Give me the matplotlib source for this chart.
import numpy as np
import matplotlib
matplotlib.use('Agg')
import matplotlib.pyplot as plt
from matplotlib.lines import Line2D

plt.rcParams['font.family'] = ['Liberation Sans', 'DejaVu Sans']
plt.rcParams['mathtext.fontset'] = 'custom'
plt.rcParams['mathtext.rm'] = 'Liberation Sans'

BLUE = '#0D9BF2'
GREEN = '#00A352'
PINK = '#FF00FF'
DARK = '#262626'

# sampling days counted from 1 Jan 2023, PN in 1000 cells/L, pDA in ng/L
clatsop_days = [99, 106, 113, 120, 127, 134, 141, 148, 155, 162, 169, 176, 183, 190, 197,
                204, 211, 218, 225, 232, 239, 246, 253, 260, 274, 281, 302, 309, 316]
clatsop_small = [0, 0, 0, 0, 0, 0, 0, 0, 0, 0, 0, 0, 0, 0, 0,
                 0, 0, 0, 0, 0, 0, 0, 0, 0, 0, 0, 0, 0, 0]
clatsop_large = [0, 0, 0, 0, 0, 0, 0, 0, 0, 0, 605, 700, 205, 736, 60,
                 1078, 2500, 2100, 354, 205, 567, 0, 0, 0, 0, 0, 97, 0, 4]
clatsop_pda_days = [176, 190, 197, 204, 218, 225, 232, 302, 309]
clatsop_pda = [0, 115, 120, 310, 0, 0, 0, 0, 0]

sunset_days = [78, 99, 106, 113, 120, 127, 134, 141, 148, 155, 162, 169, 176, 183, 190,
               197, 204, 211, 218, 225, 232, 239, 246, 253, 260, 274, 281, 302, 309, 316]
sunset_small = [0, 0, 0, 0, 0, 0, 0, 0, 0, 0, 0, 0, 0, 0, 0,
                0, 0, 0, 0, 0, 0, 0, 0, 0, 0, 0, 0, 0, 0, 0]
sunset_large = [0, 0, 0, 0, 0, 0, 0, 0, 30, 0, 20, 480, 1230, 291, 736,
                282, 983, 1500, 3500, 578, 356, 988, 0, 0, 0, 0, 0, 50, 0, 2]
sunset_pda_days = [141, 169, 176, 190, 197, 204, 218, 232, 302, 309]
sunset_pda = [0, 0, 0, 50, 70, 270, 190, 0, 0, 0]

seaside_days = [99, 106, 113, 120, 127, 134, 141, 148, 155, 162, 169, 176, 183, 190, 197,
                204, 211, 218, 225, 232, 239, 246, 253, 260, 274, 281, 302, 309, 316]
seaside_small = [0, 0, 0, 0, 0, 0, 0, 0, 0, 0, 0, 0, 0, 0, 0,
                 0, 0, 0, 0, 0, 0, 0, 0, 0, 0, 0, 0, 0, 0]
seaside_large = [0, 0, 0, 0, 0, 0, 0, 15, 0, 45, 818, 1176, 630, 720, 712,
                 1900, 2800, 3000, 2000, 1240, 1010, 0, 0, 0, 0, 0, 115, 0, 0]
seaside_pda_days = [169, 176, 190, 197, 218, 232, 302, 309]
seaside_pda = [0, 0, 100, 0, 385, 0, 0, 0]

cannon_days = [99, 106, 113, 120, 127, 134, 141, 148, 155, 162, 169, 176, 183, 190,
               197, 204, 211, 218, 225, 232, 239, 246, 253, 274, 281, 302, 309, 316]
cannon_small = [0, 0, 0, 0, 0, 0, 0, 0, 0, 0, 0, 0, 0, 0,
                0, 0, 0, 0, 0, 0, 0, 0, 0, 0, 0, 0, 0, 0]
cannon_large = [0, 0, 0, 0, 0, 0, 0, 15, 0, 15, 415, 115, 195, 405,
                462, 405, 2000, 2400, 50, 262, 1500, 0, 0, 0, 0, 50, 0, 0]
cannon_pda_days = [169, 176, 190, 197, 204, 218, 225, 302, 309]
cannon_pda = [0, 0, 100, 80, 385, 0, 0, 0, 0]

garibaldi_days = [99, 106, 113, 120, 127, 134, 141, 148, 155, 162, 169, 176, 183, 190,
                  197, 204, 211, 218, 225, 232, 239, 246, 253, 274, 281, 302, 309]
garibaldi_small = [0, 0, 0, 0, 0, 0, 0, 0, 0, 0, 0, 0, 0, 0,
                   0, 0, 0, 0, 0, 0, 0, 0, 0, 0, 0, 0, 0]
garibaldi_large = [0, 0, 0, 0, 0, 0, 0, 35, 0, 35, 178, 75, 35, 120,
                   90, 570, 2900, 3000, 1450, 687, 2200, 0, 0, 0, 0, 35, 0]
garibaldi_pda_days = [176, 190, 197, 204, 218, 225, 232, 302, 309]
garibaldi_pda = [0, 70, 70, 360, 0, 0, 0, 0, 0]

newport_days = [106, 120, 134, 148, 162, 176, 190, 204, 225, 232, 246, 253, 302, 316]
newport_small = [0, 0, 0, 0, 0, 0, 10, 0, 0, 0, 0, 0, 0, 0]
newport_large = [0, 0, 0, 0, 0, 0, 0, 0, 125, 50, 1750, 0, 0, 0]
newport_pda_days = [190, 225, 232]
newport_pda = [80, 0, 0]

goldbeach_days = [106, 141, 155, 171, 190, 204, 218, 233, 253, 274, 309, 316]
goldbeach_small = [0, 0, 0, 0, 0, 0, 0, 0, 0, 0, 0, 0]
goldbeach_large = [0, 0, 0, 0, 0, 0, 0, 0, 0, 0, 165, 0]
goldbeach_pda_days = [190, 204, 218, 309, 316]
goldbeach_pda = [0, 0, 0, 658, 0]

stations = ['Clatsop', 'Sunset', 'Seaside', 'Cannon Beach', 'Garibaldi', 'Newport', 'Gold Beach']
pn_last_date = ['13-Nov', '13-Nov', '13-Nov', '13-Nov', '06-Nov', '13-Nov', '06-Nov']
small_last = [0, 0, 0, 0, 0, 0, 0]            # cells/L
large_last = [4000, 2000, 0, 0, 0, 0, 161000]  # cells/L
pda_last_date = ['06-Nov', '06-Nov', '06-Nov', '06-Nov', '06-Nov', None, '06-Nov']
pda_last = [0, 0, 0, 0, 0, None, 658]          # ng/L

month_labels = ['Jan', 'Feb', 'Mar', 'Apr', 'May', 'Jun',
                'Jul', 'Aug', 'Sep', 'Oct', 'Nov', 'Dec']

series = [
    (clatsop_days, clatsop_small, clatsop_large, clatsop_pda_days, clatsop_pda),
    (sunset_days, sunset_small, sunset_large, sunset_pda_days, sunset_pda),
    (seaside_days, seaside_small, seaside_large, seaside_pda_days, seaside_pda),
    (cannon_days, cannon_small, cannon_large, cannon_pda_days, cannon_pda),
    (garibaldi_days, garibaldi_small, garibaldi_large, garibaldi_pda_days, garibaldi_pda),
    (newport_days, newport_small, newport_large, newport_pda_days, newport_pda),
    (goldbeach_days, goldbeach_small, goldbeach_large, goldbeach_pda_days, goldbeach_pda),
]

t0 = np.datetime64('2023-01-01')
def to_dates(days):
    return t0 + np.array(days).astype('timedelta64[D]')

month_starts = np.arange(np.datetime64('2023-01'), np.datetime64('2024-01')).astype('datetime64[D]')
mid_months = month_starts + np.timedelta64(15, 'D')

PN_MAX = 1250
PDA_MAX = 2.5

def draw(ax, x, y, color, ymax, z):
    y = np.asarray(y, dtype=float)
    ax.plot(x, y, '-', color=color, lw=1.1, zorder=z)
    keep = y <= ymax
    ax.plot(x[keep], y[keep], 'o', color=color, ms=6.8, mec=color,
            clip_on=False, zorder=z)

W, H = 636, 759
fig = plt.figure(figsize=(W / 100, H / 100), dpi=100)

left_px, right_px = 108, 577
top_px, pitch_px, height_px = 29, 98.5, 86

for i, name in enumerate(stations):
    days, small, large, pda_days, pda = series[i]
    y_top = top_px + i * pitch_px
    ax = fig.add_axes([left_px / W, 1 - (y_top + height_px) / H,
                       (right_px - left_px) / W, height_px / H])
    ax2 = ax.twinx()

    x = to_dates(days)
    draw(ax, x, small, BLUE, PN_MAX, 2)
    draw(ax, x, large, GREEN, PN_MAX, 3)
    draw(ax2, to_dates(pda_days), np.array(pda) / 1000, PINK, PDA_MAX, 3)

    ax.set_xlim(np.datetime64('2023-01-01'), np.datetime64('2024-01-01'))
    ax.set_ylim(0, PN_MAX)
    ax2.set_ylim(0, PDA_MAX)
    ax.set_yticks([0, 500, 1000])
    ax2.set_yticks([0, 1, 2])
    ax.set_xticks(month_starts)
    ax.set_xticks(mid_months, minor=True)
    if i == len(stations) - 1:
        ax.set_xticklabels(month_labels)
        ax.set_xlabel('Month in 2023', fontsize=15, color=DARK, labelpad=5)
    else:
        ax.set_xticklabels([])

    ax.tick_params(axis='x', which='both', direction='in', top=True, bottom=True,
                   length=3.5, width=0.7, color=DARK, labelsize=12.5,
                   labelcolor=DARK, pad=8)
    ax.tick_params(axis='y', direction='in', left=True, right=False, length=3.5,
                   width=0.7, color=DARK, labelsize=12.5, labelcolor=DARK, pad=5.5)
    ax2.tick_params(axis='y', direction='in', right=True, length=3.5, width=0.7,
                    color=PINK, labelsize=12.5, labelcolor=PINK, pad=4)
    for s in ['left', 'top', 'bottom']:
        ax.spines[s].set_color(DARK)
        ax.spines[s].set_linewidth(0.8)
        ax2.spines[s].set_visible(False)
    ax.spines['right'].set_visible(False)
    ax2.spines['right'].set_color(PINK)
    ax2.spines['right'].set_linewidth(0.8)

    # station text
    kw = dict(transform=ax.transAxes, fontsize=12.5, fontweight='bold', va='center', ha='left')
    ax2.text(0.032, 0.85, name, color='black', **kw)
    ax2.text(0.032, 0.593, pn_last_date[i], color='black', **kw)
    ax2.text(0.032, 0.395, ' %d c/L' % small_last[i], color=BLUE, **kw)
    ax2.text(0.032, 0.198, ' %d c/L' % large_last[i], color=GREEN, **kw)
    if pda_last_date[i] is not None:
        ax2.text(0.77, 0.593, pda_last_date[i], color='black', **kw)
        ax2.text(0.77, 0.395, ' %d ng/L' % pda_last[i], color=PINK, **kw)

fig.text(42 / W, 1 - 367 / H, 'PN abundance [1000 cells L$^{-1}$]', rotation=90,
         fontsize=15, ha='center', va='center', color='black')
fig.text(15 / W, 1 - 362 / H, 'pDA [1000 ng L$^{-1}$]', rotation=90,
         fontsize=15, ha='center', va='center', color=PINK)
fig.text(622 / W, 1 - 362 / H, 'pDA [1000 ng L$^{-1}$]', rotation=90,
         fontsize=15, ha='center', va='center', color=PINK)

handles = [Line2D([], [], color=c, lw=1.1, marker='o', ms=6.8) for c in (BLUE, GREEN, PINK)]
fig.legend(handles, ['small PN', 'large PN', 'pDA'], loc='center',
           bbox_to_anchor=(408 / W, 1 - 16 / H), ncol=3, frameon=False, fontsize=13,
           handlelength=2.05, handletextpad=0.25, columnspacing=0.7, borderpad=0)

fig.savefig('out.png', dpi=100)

+++

• [Directions]
Reproduce exactly, please, only the lines from the start of the data above to the line that contains "clatsop_pda = [0, 115, 120, 310, 0, 0, 0, 0, 0]", with both ends kept.

• [Full answer]
Give me the matplotlib source for this chart.
import numpy as np
import matplotlib
matplotlib.use('Agg')
import matplotlib.pyplot as plt
from matplotlib.lines import Line2D

plt.rcParams['font.family'] = ['Liberation Sans', 'DejaVu Sans']
plt.rcParams['mathtext.fontset'] = 'custom'
plt.rcParams['mathtext.rm'] = 'Liberation Sans'

BLUE = '#0D9BF2'
GREEN = '#00A352'
PINK = '#FF00FF'
DARK = '#262626'

# sampling days counted from 1 Jan 2023, PN in 1000 cells/L, pDA in ng/L
clatsop_days = [99, 106, 113, 120, 127, 134, 141, 148, 155, 162, 169, 176, 183, 190, 197,
                204, 211, 218, 225, 232, 239, 246, 253, 260, 274, 281, 302, 309, 316]
clatsop_small = [0, 0, 0, 0, 0, 0, 0, 0, 0, 0, 0, 0, 0, 0, 0,
                 0, 0, 0, 0, 0, 0, 0, 0, 0, 0, 0, 0, 0, 0]
clatsop_large = [0, 0, 0, 0, 0, 0, 0, 0, 0, 0, 605, 700, 205, 736, 60,
                 1078, 2500, 2100, 354, 205, 567, 0, 0, 0, 0, 0, 97, 0, 4]
clatsop_pda_days = [176, 190, 197, 204, 218, 225, 232, 302, 309]
clatsop_pda = [0, 115, 120, 310, 0, 0, 0, 0, 0]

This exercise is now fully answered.